Put people in the picture
With transformational change, the future state is unknown. But if you want to engage people in the journey, you need to talk about what the new world might look and feel like. That doesn’t mean a broadcast approach. Story-sharing workshops, where employees have a chance to contribute their experiences and to build a picture of their future, can help shift mind-sets and get people engaged.
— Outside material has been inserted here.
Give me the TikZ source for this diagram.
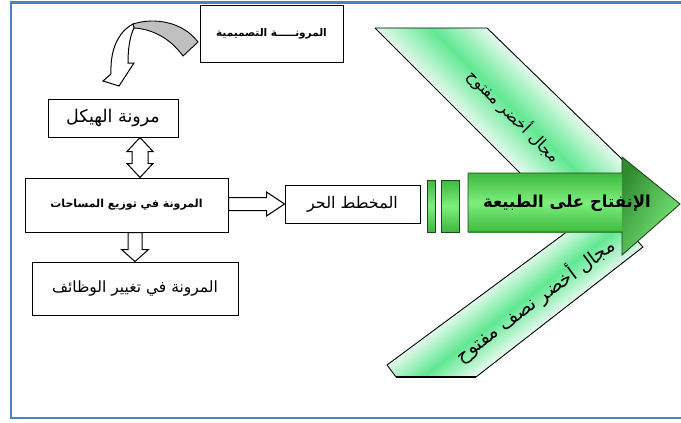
\documentclass[tikz,border=0pt]{standalone}
\usepackage{fontspec}
\newfontfamily\arabicfont[Script=Arabic]{DejaVu Sans}
\TeXXeTstate=1
\usetikzlibrary{calc}
\definecolor{frameblue}{RGB}{79,129,189}
\definecolor{bandmint}{RGB}{230,251,238}
\definecolor{bandgreen}{RGB}{95,232,145}
\definecolor{gedge}{RGB}{62,185,62}
\definecolor{gmid}{RGB}{125,238,125}
\definecolor{gdark}{RGB}{48,140,48}
\definecolor{gline}{RGB}{30,70,30}
\definecolor{greyback}{RGB}{192,192,192}
\begin{document}
\begin{tikzpicture}[x=1pt,y=-1pt,
  box/.style={draw=black,line width=1pt,fill=white,inner sep=0pt},
  harrow/.style={draw=black,line width=1pt,fill=white,line join=miter},
  bandline/.style={draw=black,line width=0.9pt,line join=miter},
  artext/.style={font=\arabicfont\fontsize{16}{18}\selectfont}]
\useasboundingbox (0,0) rectangle (681,423);
% frame
\draw[frameblue,line width=2.2pt] (690,2.5) -- (11,2.5) -- (11,418) -- (690,418);

% upper band
\begin{scope}
\clip (375,28) -- (487,28) -- (628,165) -- (628,190) -- (537,190) -- cycle;
\fill[bandmint] (370,20) rectangle (640,200);
\foreach \i [evaluate=\i as \w using (1-\i/24)*82, evaluate=\i as \pc using \i*100/24] in {0,...,24}
  \draw[line width=\w pt, color=bandgreen!\pc!bandmint] (380,-22) -- (640,234);
\end{scope}
\draw[bandline] (375,28) -- (487,28) -- (628,165);
\draw[bandline] (375,28) -- (537,190);

% lower band
\begin{scope}
\clip (387,365) -- (396,377) -- (476,377) -- (643,247) -- (625,228) -- (572,228) -- cycle;
\fill[bandmint] (380,220) rectangle (650,380);
\foreach \i [evaluate=\i as \w using (1-\i/24)*64, evaluate=\i as \pc using \i*100/24] in {0,...,24}
  \draw[line width=\w pt, color=bandgreen!\pc!bandmint] (380,410) -- (660,197);
\end{scope}
\draw[bandline] (572,228) -- (387,365) -- (396,377);
\draw[bandline] (476,377) -- (643,247) -- (625,228);
\draw[black,line width=2pt] (396,377) -- (476,377);

% bars
\shade[top color=gedge,bottom color=gedge,middle color=gmid] (427,180) rectangle (435,232);
\shade[top color=gedge,bottom color=gedge,middle color=gmid] (441,180) rectangle (459,232);
\draw[gline,line width=0.8pt] (427,180) rectangle (435,232);
\draw[gline,line width=0.8pt] (441,180) rectangle (459,232);

% big arrow
\shade[top color=gedge,bottom color=gedge,middle color=gmid] (468,173) rectangle (622.5,232);
\shade[left color=gdark,right color=gmid,shading angle=60] (622,157) -- (680,204) -- (622,255) -- cycle;
\draw[gline,line width=0.9pt,line join=miter] (468,173) -- (622,173) -- (622,157) -- (680,204) -- (622,255) -- (622,232) -- (468,232) -- cycle;

% band texts
\node[artext,rotate=-45] (tu) at (514,116) {\beginR مجال أخضر مفتوح\endR};
\node[font=\arabicfont\fontsize{19}{21}\selectfont,rotate=36.5] (tl) at (535,300) {\beginR مجال أخضر نصف مفتوح\endR};
\node[font=\arabicfont\bfseries\fontsize{16.5}{19}\selectfont] (tg) at (567,203) {\beginR الإنفتاح على الطبيعة\endR};

% boxes
\node[box,minimum width=143pt,minimum height=57pt,font=\arabicfont\bfseries\fontsize{10.5}{12}\selectfont] (b1) at (271.5,33.5) {\beginR المرونـــــة التصميمية\endR};
\node[box,minimum width=130pt,minimum height=38pt,font=\arabicfont\fontsize{17.5}{20}\selectfont] (b2) at (113,118) {\beginR مرونة الهيكل\endR};
\node[box,minimum width=203pt,minimum height=54pt,font=\arabicfont\bfseries\fontsize{11}{13}\selectfont] (b3) at (126.5,205) {\beginR المرونة في توزيع المساحات\endR};
\node[box,minimum width=135pt,minimum height=38pt,font=\arabicfont\fontsize{16}{18}\selectfont] (b4) at (352.5,204) {\beginR المخطط الحر\endR};
\node[box,minimum width=206pt,minimum height=53pt,font=\arabicfont\fontsize{15.5}{18}\selectfont] (b5) at (135,288.5) {\beginR المرونة في تغيير الوظائف\endR};

% curved arrow from b1
\fill[greyback,draw=black,line width=0.9pt] (133,24) .. controls (155,17) and (183,22) .. (198,42) -- (183,56) .. controls (170,38) and (152,29) .. (134,28) -- cycle;
\draw[harrow] (133,24) .. controls (118,32) and (110,50) .. (111,74) -- (103,81) -- (119,86) -- (134,63) -- (128,63) .. controls (128,48) and (130,36) .. (134,28) -- cycle;

% block arrows
\coordinate (dt) at (b2.south -| 140,0);
\coordinate (db) at (b3.north -| 140,0);
\draw[harrow] (dt) -- ++(13,14) -- ++(-5,0) -- ($(db)+(8,-14)$) -- ++(5,0) -- (db) -- ++(-13,-14) -- ++(5,0) -- ($(dt)+(-8,14)$) -- ++(-5,0) -- cycle;
\coordinate (ra) at (b3.east |- b4.west);
\coordinate (rb) at (b4.west);
\draw[harrow] ($(ra)+(0,-6.5)$) -- ($(rb)+(-18,-6.5)$) -- ++(0,-5.5) -- (rb) -- ($(rb)+(-18,12)$) -- ++(0,-5.5) -- ($(ra)+(0,6.5)$) -- cycle;
\coordinate (da) at (b3.south -| 135,0);
\coordinate (dd) at (b5.north -| 135,0);
\draw[harrow] ($(da)+(-7,0)$) -- ($(dd)+(-7,-12)$) -- ++(-6.5,0) -- (dd) -- ($(dd)+(13.5,-12)$) -- ++(-6.5,0) -- ($(da)+(7,0)$) -- cycle;
\end{tikzpicture}
\end{document}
Start with the things you can control
Get some quick wins under your belt, then make decisions during roll-out to gradually increase the pace and scale of change.
Focus on the right things
It’s tempting to get distracted by the new and exciting elements of the change – or not to close something down because it’s a bit tedious. But this can make things confusing. Be firm about stopping anything unnecessary and keep your organisation tidy and focused.
Get out of the detail
It’s easy to get absorbed in detail, especially when you’ve been there, seen it and done it before. It’s important to share your experiences, but as a leader you need to stay a step back to view the whole picture and look at how everything is working and fitting together.
Ask questions and listen
Don’t think that, as leader, you have to have all the answers. That’s just not possible. It’s more important to ask the right questions. Discussion forums can give everyone in the team the opportunity to help solve issues. Trust your intuition to know when to probe further and be confident enough to give work back to people – engaging and involving them in the change.
Walk the walk
The way an organisation’s leaders lead is the glue that holds transformational change together. Whether it’s the CEO or the change sponsor, leaders need to be role models for new ways of working, right from the start. Their influence will flow through the organisation so that people at all levels can see that their leaders do more than talk the talk.
Change small things
Mind-sets and behaviours are an essential part of enabling and embedding change. Work out what drives people’s work habits and daily decisions. With that understanding you can help people experience change and develop new habits. One way of doing that is to get people to complete a series of daily challenges.
Make it easy to say yes
Pretty much everyone has a basic drive to be happy and do a good job at work. Make it easy for people to say ‘yes’ to something new. Clarify how their work will change. Encourage behaviours that play to their strengths and provide a safe environment (with coaching support and rewards for effort) where they can step out of their comfort zones and try new things.